# Set task
Look through the listing for the word "seaborn". Copy each line that has it.

# Items from a data source
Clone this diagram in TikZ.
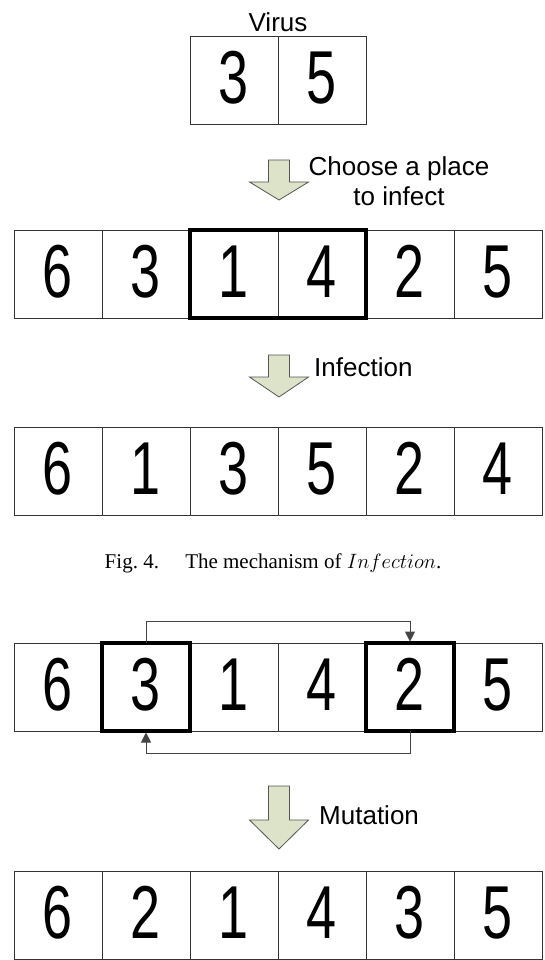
\documentclass[tikz,border=0pt]{standalone}
\usepackage{fontspec}
\usepackage{tikz}
\usetikzlibrary{arrows.meta,positioning}
\newfontfamily\labelfont{Liberation Sans}
\newfontfamily\digitfont[FakeStretch=0.72]{Liberation Sans}
\newfontfamily\capfont{Liberation Serif}
\definecolor{cellline}{HTML}{333333}
\definecolor{sage}{HTML}{DDE3C9}
\definecolor{sageline}{HTML}{555555}
\definecolor{linkgray}{HTML}{444444}

% block arrow pointing down: centre x, shaft top, head base, tip
\newcommand\blockdown[4]{%
  \draw[blockarr] (#1-10.5,#2) -- (#1+10.5,#2) -- (#1+10.5,#3) -- (#1+29.5,#3)
    -- (#1,#4) -- (#1-29.5,#3) -- (#1-10.5,#3) -- cycle;}

\begin{document}
\begin{tikzpicture}[
  x=1pt,y=-1pt,
  cell/.style={draw=cellline,line width=1pt,minimum width=88pt,minimum height=88pt,inner sep=0pt,outer sep=0pt,
    text height=54pt,text depth=8pt,font=\digitfont\fontsize{75}{75}\selectfont},
  hilite/.style={draw=black,line width=3.5pt,line join=miter},
  blockarr/.style={draw=sageline,fill=sage,line width=0.8pt,line join=miter},
  tag/.style={font=\labelfont\fontsize{26}{30}\selectfont,inner sep=0pt},
  swap/.style={draw=linkgray,line width=1pt,-{Triangle[length=10pt,width=10pt]},shorten >=1.5pt}
]
\useasboundingbox (0,0) rectangle (544,960);

% virus
\node[tag] (virus) at (278,22) {Virus};
\node[cell] (v1) at (234,81) {3};
\node[cell] (v2) at (322,81) {5};

\blockdown{279}{160}{182}{200}
\node[tag,align=center] (choose) at (399,181) {Choose a place\\to infect};

% rows of six cells
\foreach \r/\y/\digits in {2/274/{6,3,1,4,2,5},3/471/{6,1,3,5,2,4},4/687/{6,3,1,4,2,5},5/915/{6,2,1,4,3,5}}{
  \foreach \d [count=\c] in \digits
    \node[cell] (r\r c\c) at (58+88*\c-88,\y) {\d};
}
\draw[hilite] (r2c3.north west) rectangle (r2c4.south east);

\blockdown{279}{355}{377}{397}
\node[tag,anchor=west] (infect) at (314,367) {Infection};

\node[font=\capfont\fontsize{21}{24}\selectfont,inner sep=0pt] (caption) at (273,563)
  {Fig.~4.\quad\ The mechanism of $Infection$.};

% mutation
\draw[hilite] (r4c2.north west) rectangle (r4c2.south east);
\draw[hilite] (r4c5.north west) rectangle (r4c5.south east);
\draw[swap] (r4c2.north) -- ++(0,-22) -| (r4c5.north);
\draw[swap] (r4c5.south) -- ++(0,22) -| (r4c2.south);

\blockdown{279}{786}{820}{849}
\node[tag,anchor=west] (mutate) at (319,815) {Mutation};
\end{tikzpicture}
\end{document}
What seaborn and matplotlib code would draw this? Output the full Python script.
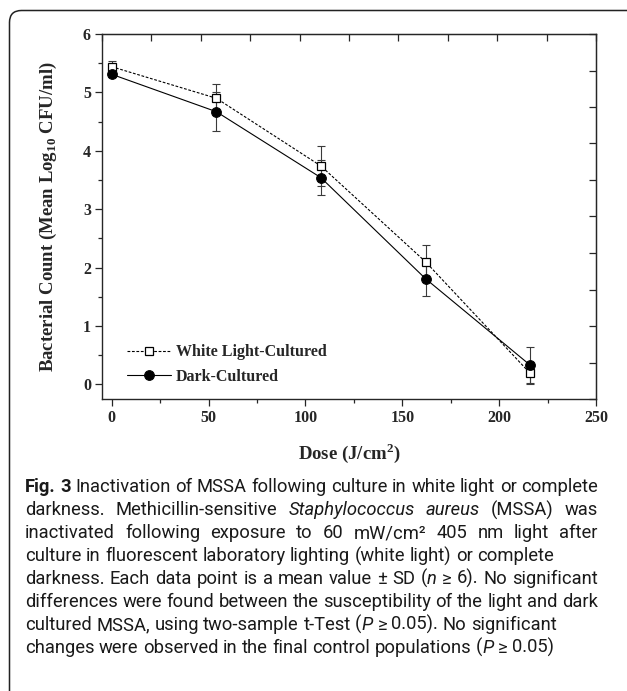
import numpy as np
import pandas as pd
import matplotlib
matplotlib.use("Agg")
import matplotlib.pyplot as plt
import seaborn as sns
from matplotlib.patches import FancyBboxPatch
from matplotlib.ticker import MultipleLocator

# data
dose = [0, 54, 108, 162, 216]
white_mean = [5.44, 4.90, 3.74, 2.10, 0.19]
white_sd = [0.09, 0.25, 0.35, 0.28, 0.18]
dark_mean = [5.31, 4.67, 3.54, 1.81, 0.33]
dark_sd = [0.04, 0.33, 0.30, 0.30, 0.31]
series_names = ["White Light-Cultured", "Dark-Cultured"]

x_ticks = [0, 50, 100, 150, 200, 250]
y_ticks = [0, 1, 2, 3, 4, 5, 6]
x_lim = (-5, 250)
y_lim = (-0.25, 6)

caption_lines = [
    [("Fig. 3", "b"), (" Inactivation of MSSA following culture in white light or complete", "n")],
    [("darkness. Methicillin-sensitive ", "n"), ("Staphylococcus aureus", "i"), (" (MSSA) was", "n")],
    [("inactivated following exposure to 60 mW/cm² 405 nm light after", "n")],
    [("culture in fluorescent laboratory lighting (white light) or complete", "n")],
    [("darkness. Each data point is a mean value ± SD (", "n"), ("n", "i"), (" ≥ 6). No significant", "n")],
    [("differences were found between the susceptibility of the light and dark", "n")],
    [("cultured MSSA, using two-sample t-Test (", "n"), ("P", "i"), (" ≥ 0.05). No significant", "n")],
    [("changes were observed in the final control populations (", "n"), ("P", "i"), (" ≥ 0.05)", "n")],
]
caption_justify = [True, True, True, False, True, True, False, False]

df = pd.DataFrame({"dose": dose, "white": white_mean, "dark": dark_mean})

sns.set_style("ticks")
plt.rcParams["font.family"] = ["Liberation Serif", "DejaVu Serif"]
plt.rcParams["font.weight"] = "bold"
plt.rcParams["axes.labelweight"] = "bold"
plt.rcParams["mathtext.fontset"] = "custom"
plt.rcParams["mathtext.rm"] = "Liberation Serif:bold"
plt.rcParams["mathtext.bf"] = "Liberation Serif:bold"

W, H = 627, 691
fig = plt.figure(figsize=(W / 100, H / 100), dpi=100)
ax = fig.add_axes([102 / W, 1 - 399 / H, 494 / W, 365 / H])

# error bars
ax.errorbar(dose, white_mean, yerr=white_sd, fmt="none", ecolor="#3a3a3a",
            elinewidth=0.8, capsize=3, capthick=0.8, zorder=2)
ax.errorbar(dose, dark_mean, yerr=dark_sd, fmt="none", ecolor="#3a3a3a",
            elinewidth=0.8, capsize=3, capthick=0.8, zorder=2)

sns.lineplot(data=df, x="dose", y="white", ax=ax, color="black", linewidth=0.8,
             linestyle=(0, (2.5, 1.5)), marker="s", markersize=5.5,
             markerfacecolor="white", markeredgecolor="black", markeredgewidth=0.9,
             label=series_names[0], errorbar=None, zorder=3)
sns.lineplot(data=df, x="dose", y="dark", ax=ax, color="black", linewidth=0.8,
             marker="o", markersize=7, markerfacecolor="black",
             markeredgecolor="black", label=series_names[1], errorbar=None, zorder=4)

ax.set_xlim(*x_lim)
ax.set_ylim(*y_lim)
ax.set_xticks(x_ticks)
ax.set_yticks(y_ticks)
ax.xaxis.set_minor_locator(MultipleLocator(25))
ax.yaxis.set_minor_locator(MultipleLocator(0.5))
ax.tick_params(which="major", direction="out", length=5, width=0.9, labelsize=11.5, pad=3,
               top=False, right=False)
ax.tick_params(which="minor", direction="out", length=3, width=0.9, top=False, right=False)
for sp in ax.spines.values():
    sp.set_visible(True)
    sp.set_linewidth(1.0)

# inward ticks on top/right, ten equal steps of the frame
secx = ax.secondary_xaxis("top")
secx.set_xticks(np.linspace(x_lim[0], x_lim[1], 11))
secx.tick_params(direction="in", length=5, width=0.9, labeltop=False)
secy = ax.secondary_yaxis("right")
secy.set_yticks(np.linspace(y_lim[0], y_lim[1], 11))
secy.tick_params(direction="in", length=5, width=0.9, labelright=False)

ax.set_xlabel(r"Dose (J/cm$^{\mathbf{2}}$)", fontsize=13.5, labelpad=11)
ax.set_ylabel(r"Bacterial Count (Mean Log$_{\mathbf{10}}$ CFU/ml)", fontsize=13.5, labelpad=17)

ax.legend(frameon=False, loc="upper left", bbox_to_anchor=(0.05, 0.150),
          handlelength=2.8, handletextpad=0.3, labelspacing=0.55, borderpad=0,
          borderaxespad=0, prop=dict(family="Liberation Serif", weight="bold", size=11.5))

# frame around figure + caption
box = FancyBboxPatch((9.5, -30), 650, H - 10.5 + 30, boxstyle="round,pad=0,rounding_size=12",
                     transform=None, fill=False, edgecolor="#222222", linewidth=1.1)
fig.add_artist(box)

cap_family = ["Roboto", "DejaVu Sans"]
style_kw = {"n": dict(fontweight="normal"), "b": dict(fontweight="bold"),
            "i": dict(fontweight="normal", fontstyle="italic")}
renderer = fig.canvas.get_renderer()


def measure(s, style, size):
    t = fig.text(0, 0, s, fontsize=size, family=cap_family, **style_kw[style])
    w = t.get_window_extent(renderer).width
    t.remove()
    return w


def split_words(pieces):
    words = [[]]
    for text, style in pieces:
        for k, part in enumerate(text.split(" ")):
            if k > 0:
                words.append([])
            if part:
                words[-1].append((part, style))
    return [w for w in words if w]


# pick size so the sixth line fills the measured width
ref = split_words(caption_lines[5])
w10 = sum(measure(p, s, 10) for w in ref for p, s in w) + (len(ref) - 1) * (
    measure("n n", "n", 10) - measure("nn", "n", 10))
cap_size = 10 * 575 / w10
space = measure("n n", "n", cap_size) - measure("nn", "n", cap_size)

x0, x1 = 25, 598
for i, pieces in enumerate(caption_lines):
    words = split_words(pieces)
    widths = [[measure(p, s, cap_size) for p, s in w] for w in words]
    total = sum(sum(w) for w in widths)
    gap = space
    if caption_justify[i] and len(words) > 1:
        gap = (x1 - x0 - total) / (len(words) - 1)
    y = 492.5 + 22.93 * i
    x = x0
    for w, ws in zip(words, widths):
        for (p, s), pw in zip(w, ws):
            fig.text(x / W, 1 - y / H, p, fontsize=cap_size, family=cap_family,
                     color="#1a1a1a", va="baseline", ha="left", **style_kw[s])
            x += pw
        x += gap

fig.savefig("out.png", dpi=100)
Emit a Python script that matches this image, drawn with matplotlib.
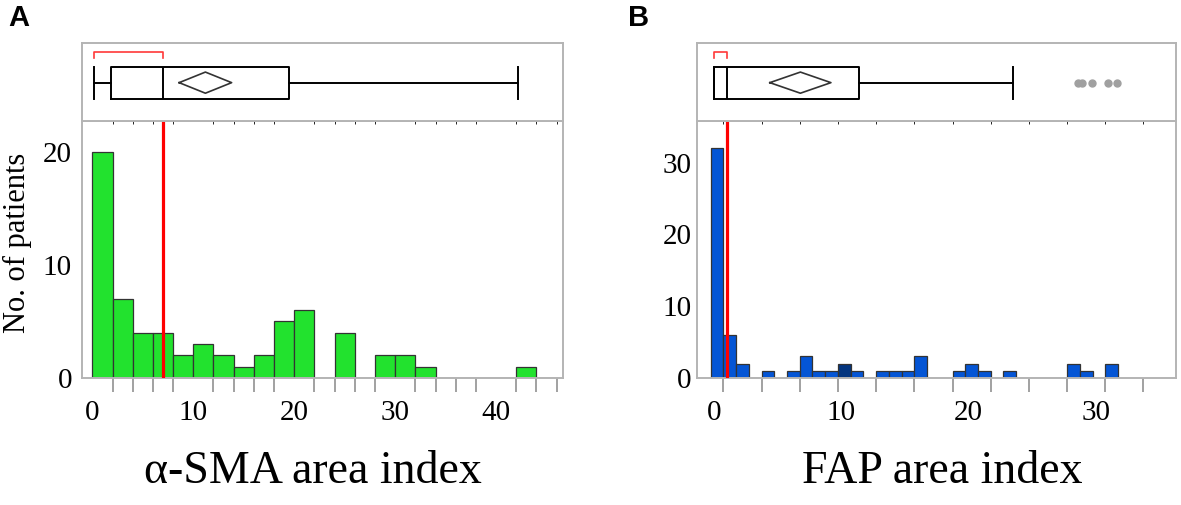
import matplotlib
matplotlib.use('Agg')
import matplotlib.pyplot as plt
import numpy as np

# Panel A: alpha-SMA area index histogram (bin width 2, starting at 0)
a_bin_start = 0
a_bin_width = 2
a_counts = [20, 7, 4, 4, 2, 3, 2, 1, 2, 5, 6, 0, 4, 0, 2, 2, 1, 0, 0, 0, 0, 1, 0]
a_box = {'whislo': 0.15, 'q1': 1.85, 'med': 7.0, 'q3': 19.5, 'whishi': 42.2, 'fliers': []}
a_mean = 11.2
a_mean_ci = (8.6, 13.8)
a_shortest_half = (0.15, 7.0)
a_xticklabels = [0, 10, 20, 30, 40]
a_yticklabels = [0, 10, 20]

# Panel B: FAP area index histogram (bin width 1)
b_bin_start = -0.25
b_bin_width = 1
b_counts = [32, 6, 2, 0, 1, 0, 1, 3, 1, 1, 2, 1, 0, 1, 1, 1, 3, 0, 0, 1, 2, 1, 0, 1,
            0, 0, 0, 0, 2, 1, 0, 2]
b_highlight_bin = 10
b_box = {'whislo': 0.0, 'q1': 0.0, 'med': 1.05, 'q3': 11.4, 'whishi': 23.5,
         'fliers': [28.6, 28.9, 29.7, 31.0, 31.7]}
b_mean = 6.8
b_mean_ci = (4.4, 9.2)
b_shortest_half = (0.0, 1.05)
b_xticklabels = [0, 10, 20, 30]
b_yticklabels = [0, 10, 20, 30]

GREEN = '#22e22e'
BLUE = '#0455d5'
DARK_BLUE = '#03357f'
FRAME = '#b4b4b4'
SERIF = 'Liberation Serif'


def style_frame(ax):
    for s in ax.spines.values():
        s.set_color(FRAME)
        s.set_linewidth(1.4)


def draw_panel(fig, rect_hist, rect_box, start, width, counts, colors, box, mean, ci,
               half, xlim, ylim, xlabels, ylabels, minor_ticks, ypad):
    ax = fig.add_axes(rect_hist)
    edges = start + width * np.arange(len(counts) + 1)
    ax.bar(edges[:-1], counts, width=width, align='edge', color=colors,
           edgecolor='#333333', linewidth=0.9)
    ax.axvline(box['med'], color='#ff0000', lw=2.3, zorder=5)
    ax.set_xlim(*xlim)
    ax.set_ylim(0, ylim)
    ax.set_xticks(xlabels)
    ax.set_xticklabels([str(v) for v in xlabels], fontfamily=SERIF, fontsize=21)
    ax.set_xticks(minor_ticks, minor=True)
    ax.tick_params(axis='x', which='major', length=0, pad=16)
    ax.tick_params(axis='x', which='minor', length=10, width=1.3, color='#9a9a9a')
    ax.set_yticks(ylabels)
    ax.set_yticklabels([str(v) for v in ylabels], fontfamily=SERIF, fontsize=21)
    ax.tick_params(axis='y', length=0, pad=ypad)
    style_frame(ax)

    bx = fig.add_axes(rect_box, sharex=ax)
    bx.set_ylim(0, 1)
    bx.bxp([dict(box)], positions=[0.49], widths=0.41, capwidths=0.41,
           orientation='horizontal', showfliers=True,
           boxprops=dict(color='black', lw=1.4),
           whiskerprops=dict(color='black', lw=1.4),
           capprops=dict(color='black', lw=1.4),
           medianprops=dict(color='black', lw=1.4),
           flierprops=dict(marker='o', markersize=5, markerfacecolor='#a0a0a0',
                           markeredgecolor='#a0a0a0'))
    bx.plot([ci[0], mean, ci[1], mean, ci[0]], [0.49, 0.625, 0.49, 0.355, 0.49],
            color='#333333', lw=1.2)
    bx.plot([half[0], half[0], half[1], half[1]], [0.81, 0.885, 0.885, 0.81],
            color='#ff3838', lw=1.2)
    bx.set_xlim(*xlim)
    bx.tick_params(left=False, bottom=False, labelleft=False, labelbottom=False)
    style_frame(bx)
    return ax


fig = plt.figure(figsize=(11.81, 5.05), dpi=100)

a_colors = [GREEN] * len(a_counts)
a_minor = np.arange(0, 47, 2)
draw_panel(fig, [0.0692, 0.2515, 0.4073, 0.5089], [0.0692, 0.7604, 0.4073, 0.155],
           a_bin_start, a_bin_width, a_counts, a_colors, a_box, a_mean, a_mean_ci,
           a_shortest_half, (-1.05, 46.6), 22.7, a_xticklabels, a_yticklabels,
           a_minor, 7)

b_colors = [BLUE] * len(b_counts)
b_colors[b_highlight_bin] = DARK_BLUE
b_minor = np.arange(0.75, 34, 3)
draw_panel(fig, [0.5904, 0.2515, 0.4053, 0.5089], [0.5904, 0.7604, 0.4053, 0.155],
           b_bin_start, b_bin_width, b_counts, b_colors, b_box, b_mean, b_mean_ci,
           b_shortest_half, (-1.3, 36.3), 35.8, b_xticklabels, b_yticklabels,
           b_minor, 4)

fig.text(0.265, 0.044, 'α-SMA area index', fontfamily=SERIF, fontsize=33,
         ha='center', va='baseline')
fig.text(0.7976, 0.044, 'FAP area index', fontfamily=SERIF, fontsize=33,
         ha='center', va='baseline')
fig.text(0.0145, 0.52, 'No. of patients', fontfamily=SERIF, fontsize=22,
         rotation=90, ha='center', va='center')
fig.text(0.007, 0.948, 'A', fontfamily='Liberation Sans', fontweight='bold',
         fontsize=21, ha='left', va='baseline')
fig.text(0.532, 0.948, 'B', fontfamily='Liberation Sans', fontweight='bold',
         fontsize=21, ha='left', va='baseline')

fig.savefig('out.png', dpi=100)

# In response
What seaborn and matplotlib code would draw this? Output the full Python script.
import seaborn as sns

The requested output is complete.